A judge has refused Independent TD Michael Lowry a declaration that he was defamed by journalist and broadcaster Sam Smyth on TV3’s 'Tonight with Vincent Browne' programme and in a newspaper article.
Lowry, of Holy Cross, Thurles, Co Tipperary, had sought the declaration under the 2009 Defamation Act which allows for a legal short-cut by way of summary judgment on the contention that Smyth had no possible defence to the politician's claims.
Judge Margaret Heneghan, in a reserved judgment today in the Circuit Civil Court, said she was satisfied Mr Lowry had not established that Mr Smyth had no defence to the allegations of defamation.
Lowry’s claim may now go to a full hearing before another judge. The case to date has been dealt with on the basis of sworn statements by both Lowry and Smyth and today’s decision has no significance in the eventual overall outcome.
The case centres on comments made by Smyth concerning the Mc Cracken and Moriarty tribunals and their inquiries into matters relating to Lowry’s finances. Lowry alleges that Smyth made false and defamatory remarks about him in an Irish Independent article and again on the TV3 current affairs show.
Lowry claims that the newspaper article and a comment by Smyth on television that Lowry had been ”caught with his hand in the till” were false and malicious and that he was a thief, a corrupt politician, dishonest, untrustworthy and unfit to be a Minister or a TD.

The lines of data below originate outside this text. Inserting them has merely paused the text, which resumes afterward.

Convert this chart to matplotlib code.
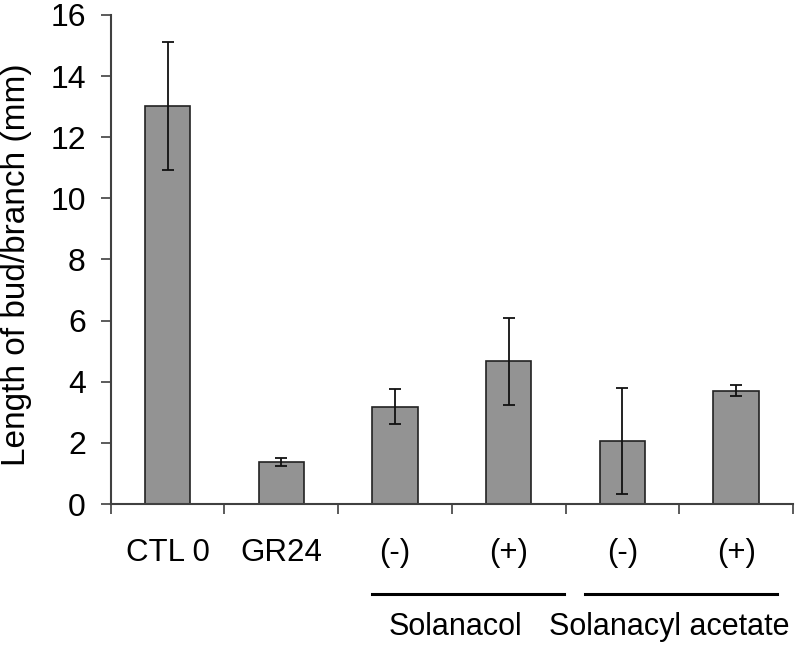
import matplotlib
matplotlib.use('Agg')
import matplotlib.pyplot as plt

labels = ['CTL 0', 'GR24', '(-)', '(+)', '(-)', '(+)']
lengths = [13.02, 1.37, 3.18, 4.67, 2.07, 3.70]
errors = [2.10, 0.12, 0.57, 1.43, 1.74, 0.18]
groups = ['Solanacol', 'Solanacyl acetate']
group_spans = [(1.80, 3.49), (3.67, 5.36)]
group_centers = [2.53, 4.41]

plt.rcParams['font.family'] = ['Liberation Sans', 'DejaVu Sans']

fig = plt.figure(figsize=(7.97, 6.46), dpi=100)
ax = fig.add_axes([0.139, 0.2198, 0.856, 0.757])

x = list(range(len(labels)))
ax.bar(x, lengths, width=0.4, color='#939393', edgecolor='#222222', linewidth=1.2)
ax.errorbar(x, lengths, yerr=errors, fmt='none', ecolor='#111111',
            elinewidth=1.3, capsize=4, capthick=1.3)

ax.set_xlim(-0.5, 5.5)
ax.set_ylim(0, 16)
ax.set_yticks(range(0, 17, 2))
ax.tick_params(axis='y', labelsize=23, length=7, width=1.2, color='#404040', pad=11)

ax.set_xticks([i - 0.5 for i in range(len(labels) + 1)])
ax.set_xticklabels([])
ax.tick_params(axis='x', length=7, width=1.2, color='#404040')

for side in ['top', 'right']:
    ax.spines[side].set_visible(False)
for side in ['left', 'bottom']:
    ax.spines[side].set_color('#404040')
    ax.spines[side].set_linewidth(1.5)

ax.set_ylabel('Length of bud/branch (mm)', fontsize=24)
ax.yaxis.set_label_coords(-0.115, 0.49)

trans = ax.get_xaxis_transform()
for i, lab in enumerate(labels):
    ax.text(i, -0.10, lab, transform=trans, ha='center', va='center', fontsize=22.5)

for (x0, x1), name, cx in zip(group_spans, groups, group_centers):
    ax.plot([x0, x1], [-0.184, -0.184], transform=trans, color='black',
            linewidth=2.2, clip_on=False)
    ax.text(cx, -0.2515, name, transform=trans, ha='center', va='center', fontsize=22)

fig.savefig('out.png', dpi=100)
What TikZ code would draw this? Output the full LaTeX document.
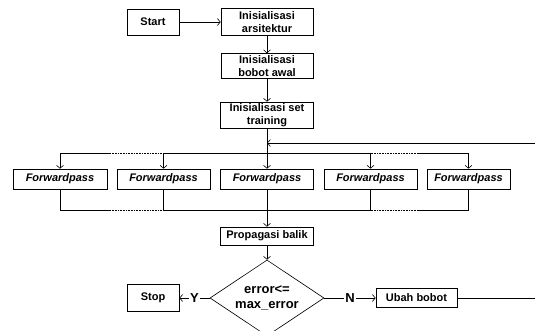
\documentclass[tikz,border=0pt]{standalone}
\usepackage{fontspec}
\setmainfont{Liberation Sans}
\usepackage{tikz}
\usetikzlibrary{arrows.meta,positioning,shapes.geometric,calc}

\begin{document}
\begin{tikzpicture}[x=1pt,y=-1pt,>={Straight Barb[length=3pt,width=7pt]},line width=0.6pt,
  font=\fontsize{11}{13.5}\selectfont\bfseries,
  box/.style={draw,fill=white,inner sep=1pt,align=center,minimum height=19pt},
  fpbox/.style={box,font=\fontsize{11}{13.5}\selectfont\bfseries\itshape,minimum width=93pt,minimum height=20pt},
  dots/.style={densely dotted},
  lbl/.style={fill=white,inner sep=1.5pt,font=\fontsize{13}{15}\selectfont\bfseries}]
\useasboundingbox (0,0) rectangle (535,331);
% main chain
\node[box,minimum width=52pt,minimum height=26pt] (start) at (153,22) {Start};
\node[box,minimum width=92pt,minimum height=27pt] (arsi) at (267,22) {Inisialisasi\\arsitektur};
\node[box,minimum width=92pt,minimum height=25pt] (bobot) at (267,66) {Inisialisasi\\bobot awal};
\node[box,minimum width=93pt,minimum height=26pt] (set) at (267,115) {Inisialisasi set\\training};
% forward passes
\node[fpbox,minimum width=94pt] (fp1) at (60,179) {Forwardpass};
\node[fpbox] (fp2) at (163.5,179) {Forwardpass};
\node[fpbox] (fp3) at (267,179) {Forwardpass};
\node[fpbox] (fp4) at (370.5,179) {Forwardpass};
\node[fpbox,minimum width=83pt] (fp5) at (468.5,179) {Forwardpass};
\node[box,minimum width=93pt,minimum height=18pt] (prop) at (267,236) {Propagasi balik};
\node[draw,diamond,aspect=1.5,fill=white,inner sep=0pt,minimum width=114pt,minimum height=76pt,align=center,
  font=\fontsize{13}{15}\selectfont\bfseries] (dec) at (267,298) {error<=\\max\_error};
\node[box,minimum width=52pt,minimum height=27pt] (stop) at (153,298) {Stop};
\node[box,minimum width=81pt] (ubah) at (416.5,298) {Ubah bobot};
\coordinate (tl) at (110,153); \coordinate (tr) at (417,153);
\coordinate (bl) at (110,210); \coordinate (br) at (417,210);
\coordinate (re) at (535,298); \coordinate (rt) at (535,143);
\draw[->] (start) -- (arsi);
\draw[->] (arsi) -- (bobot);
\draw[->] (bobot) -- (set);
\draw[->] (set) -- (fp3);
\foreach \n in {1,2,4,5} \draw[->] (fp\n |- tl) -- (fp\n);
\draw (fp1 |- tl) -- (tl); \draw[dots] (tl) -- (fp2 |- tl); \draw (fp2 |- tl) -- (fp4 |- tl); \draw[dots] (fp4 |- tl) -- (tr); \draw (tr) -- (fp5 |- tl);
\foreach \n in {1,2,4,5} \draw (fp\n) -- (fp\n |- bl);
\draw (fp1 |- bl) -- (bl); \draw[dots] (bl) -- (fp2 |- bl); \draw (fp2 |- bl) -- (fp4 |- bl); \draw[dots] (fp4 |- bl) -- (br); \draw (br) -- (fp5 |- bl);
\draw[->] (fp3) -- (prop);
\draw[->] (prop) -- (dec);
\draw[->] (dec) -- node[lbl] {Y} (stop);
\draw[->] (dec) -- node[lbl] {N} (ubah);
\draw (ubah) -- (re);
\draw[->] (rt) -- (set |- rt);
\end{tikzpicture}
\end{document}
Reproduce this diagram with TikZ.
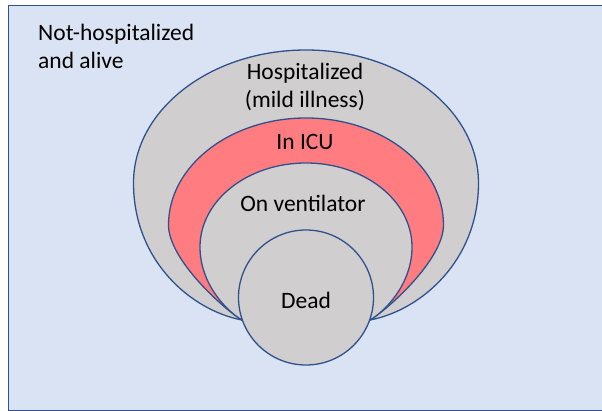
\documentclass[tikz,border=0pt]{standalone}
\usepackage{fontspec}
\setmainfont{Carlito}
\definecolor{bgblue}{HTML}{DAE3F3}
\definecolor{edgeblue}{HTML}{2F528F}
\definecolor{wardgrey}{HTML}{D0CECE}
\definecolor{icured}{HTML}{FF7C80}

\begin{document}
\begin{tikzpicture}[x=1pt,y=1pt,
		every node/.style={font=\fontsize{23.5}{28}\selectfont,inner sep=0pt,align=center},
		zone/.style={draw=edgeblue,line width=1.3pt,fill=wardgrey},
		icuzone/.style={zone,fill=icured}]
			\useasboundingbox (0,0) rectangle (602,410);
			\draw[draw=edgeblue,fill=bgblue,line width=1.3pt] (8.5,-1) rectangle (620,404.5);

			\draw[zone] (133.5,227) arc[start angle=180,end angle=0,x radius=172.5,y radius=133]
				.. controls (478.5,150) and (422,100) .. (370,90) -- (242,90)
				.. controls (190,100) and (133.5,150) .. cycle;
			\draw[icuzone] (168.5,185) arc[start angle=180,end angle=0,x radius=137.5,y radius=107]
				.. controls (443.5,150) and (387,100) .. (370,90) -- (242,90)
				.. controls (225,100) and (168.5,150) .. cycle;
			\draw[zone] (200,163) arc[start angle=180,end angle=0,x radius=106,y radius=84]
				.. controls (412,125) and (384,98) .. (370,90) -- (242,90)
				.. controls (228,98) and (200,125) .. cycle;
			\node[zone,circle,minimum size=135pt] (dead) at (306,112.5) {};

			\node[anchor=north west,align=left] (alive) at (38,386.5) {Not-hospitalized\\and alive};
			\node (hosp) at (305,323) {Hospitalized\\(mild illness)};
			\node (icu) at (305,268.5) {In ICU};
			\node (vent) at (303,207) {On ventilator};
			\node (deadlabel) at (306,109.5) {Dead};
		\end{tikzpicture}
\end{document}
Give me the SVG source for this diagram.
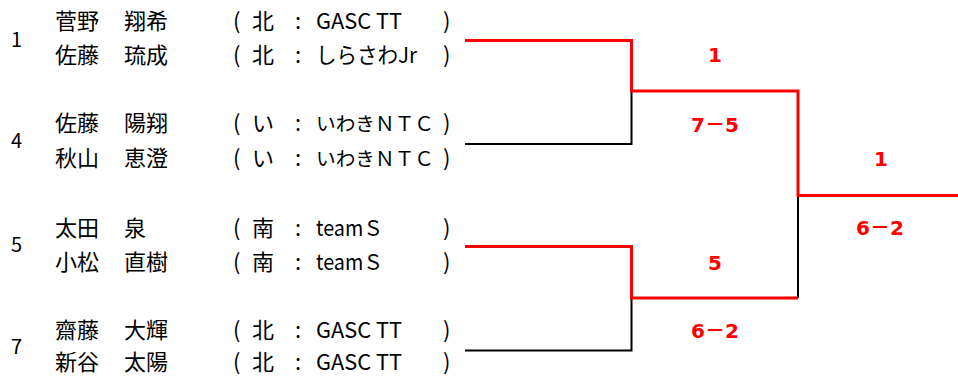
<svg xmlns="http://www.w3.org/2000/svg" width="958" height="376" viewBox="0 0 958 376">
<style>
.t{font-family:"Noto Sans CJK JP","Noto Sans",sans-serif;font-size:22px;fill:#000}
.n{font-size:19.5px}
.s{font-family:"Noto Sans CJK JP","Noto Sans",sans-serif;font-size:20px;fill:#000}
.r{font-family:"DejaVu Sans","Noto Sans CJK JP",sans-serif;font-size:20px;font-weight:bold;fill:#FF0000;text-anchor:middle}
.bk{fill:none;stroke:#000;stroke-width:2}
.rd{fill:none;stroke:#FF0000;stroke-width:3}
</style>
<rect width="958" height="376" fill="#fff"/>
<g id="connectors">
<path class="bk" d="M465,144H631.5V91"/>
<path class="bk" d="M465,350.5H631.5V298"/>
<path class="bk" d="M798,298V195.5"/>
<path class="rd" d="M465,40.5H631.5V91H798V195.5H958"/>
<path class="rd" d="M465,246.5H631.5V298H798"/>
</g>
<g id="entry-1">
<text class="s" x="11" y="47">1</text>
<text class="t" y="29"><tspan x="55">菅野</tspan><tspan x="124">翔希</tspan></text>
<text class="t" y="29"><tspan x="233">(</tspan><tspan x="252">北</tspan><tspan x="295">:</tspan></text>
<text class="t" x="316" y="29" textLength="86" lengthAdjust="spacingAndGlyphs">GASC TT</text>
<text class="t" x="443" y="29">)</text>
<text class="t" y="63"><tspan x="55">佐藤</tspan><tspan x="124">琉成</tspan></text>
<text class="t" y="63"><tspan x="233">(</tspan><tspan x="252">北</tspan><tspan x="295">:</tspan></text>
<text class="t" x="316" y="63" textLength="101" lengthAdjust="spacingAndGlyphs">しらさわJr</text>
<text class="t" x="443" y="63">)</text>
</g>
<g id="entry-4">
<text class="s" x="11" y="148">4</text>
<text class="t" y="130.5"><tspan x="55">佐藤</tspan><tspan x="124">陽翔</tspan></text>
<text class="t" y="130.5"><tspan x="233">(</tspan><tspan x="252">い</tspan><tspan x="295">:</tspan></text>
<text class="t n" x="316" y="130.5" textLength="118" lengthAdjust="spacingAndGlyphs">いわきＮＴＣ</text>
<text class="t" x="443" y="130.5">)</text>
<text class="t" y="165.5"><tspan x="55">秋山</tspan><tspan x="124">恵澄</tspan></text>
<text class="t" y="165.5"><tspan x="233">(</tspan><tspan x="252">い</tspan><tspan x="295">:</tspan></text>
<text class="t n" x="316" y="165.5" textLength="118" lengthAdjust="spacingAndGlyphs">いわきＮＴＣ</text>
<text class="t" x="443" y="165.5">)</text>
</g>
<g id="entry-5">
<text class="s" x="11" y="252">5</text>
<text class="t" y="235.5"><tspan x="55">太田</tspan><tspan x="124">泉</tspan></text>
<text class="t" y="235.5"><tspan x="233">(</tspan><tspan x="252">南</tspan><tspan x="295">:</tspan></text>
<text class="t" x="316" y="235.5" textLength="67" lengthAdjust="spacingAndGlyphs">teamＳ</text>
<text class="t" x="443" y="235.5">)</text>
<text class="t" y="269.5"><tspan x="55">小松</tspan><tspan x="124">直樹</tspan></text>
<text class="t" y="269.5"><tspan x="233">(</tspan><tspan x="252">南</tspan><tspan x="295">:</tspan></text>
<text class="t" x="316" y="269.5" textLength="67" lengthAdjust="spacingAndGlyphs">teamＳ</text>
<text class="t" x="443" y="269.5">)</text>
</g>
<g id="entry-7">
<text class="s" x="11" y="354">7</text>
<text class="t" y="337.5"><tspan x="55">齋藤</tspan><tspan x="124">大輝</tspan></text>
<text class="t" y="337.5"><tspan x="233">(</tspan><tspan x="252">北</tspan><tspan x="295">:</tspan></text>
<text class="t" x="316" y="337.5" textLength="86" lengthAdjust="spacingAndGlyphs">GASC TT</text>
<text class="t" x="443" y="337.5">)</text>
<text class="t" y="370"><tspan x="55">新谷</tspan><tspan x="124">太陽</tspan></text>
<text class="t" y="370"><tspan x="233">(</tspan><tspan x="252">北</tspan><tspan x="295">:</tspan></text>
<text class="t" x="316" y="370" textLength="86" lengthAdjust="spacingAndGlyphs">GASC TT</text>
<text class="t" x="443" y="370">)</text>
</g>
<g id="match-1-4">
<text class="r" x="715" y="62">1</text>
<text class="r" x="715" y="132">7－5</text>
</g>
<g id="match-5-7">
<text class="r" x="715" y="270">5</text>
<text class="r" x="715" y="338">6－2</text>
</g>
<g id="final">
<text class="r" x="881" y="166">1</text>
<text class="r" x="880" y="235">6－2</text>
</g>
</svg>
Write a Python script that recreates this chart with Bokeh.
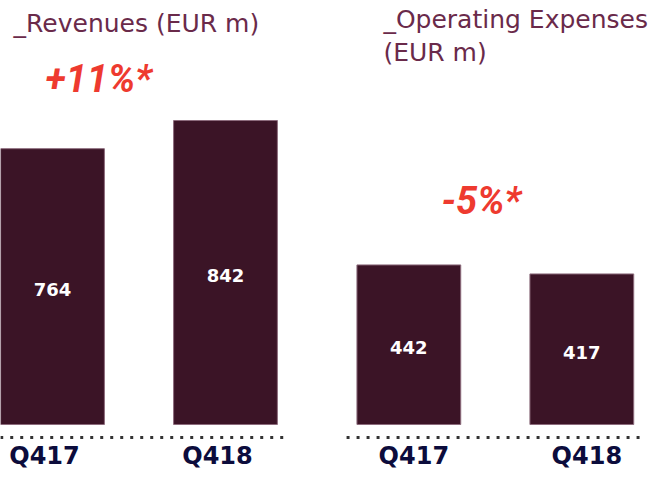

He had sought a declaration that he had been defamed, asked for a court order directing publication of clarifying statements and an order prohibiting further publication of the alleged defamatory remarks.
Smyth, of The Gasworks, Barrow Street, Dublin, stands over his comments and argues they were true and based on his honest opinion and constituted fair and reasonable publication in matters of public interest.
The journalist has been covering matters to do with Lowry since the mid-1990’s and his story in November 1996 about Lowry’s home having been renovated at the cost of Dunnes Stores led to Lowry’s resignation as Minister for Communications.
Lowry claimed the Irish Independent article under the heading “Tribunal will reveal findings on money trail to ex-minister” was about a matter yet to be adjudicated on by the Moriarty Tribunal which was looking into whether any payments were made to him while he was a Minister.
Smyth, in the newspaper article, had stated regarding English property transactions in Cheadle, Mansfield and Doncaster that “the total value of all of the property transactions involving Mr Lowry was around £5m.”
This, Lowry claimed, meant by way of innuendo he had unlawfully benefited from the transactions by awarding, as Minister for Communications, the Esat Digifone mobile phone licence to businessman Denis O’Brien.
Barrister Eoin Mc Cullough, S.C., who appeared for Smyth, applied for an order for costs against Lowry but the matter was adjourned on the application of Martin Giblin S.C., for Lowry, to allow both sides “reflect” on the court’s judgment.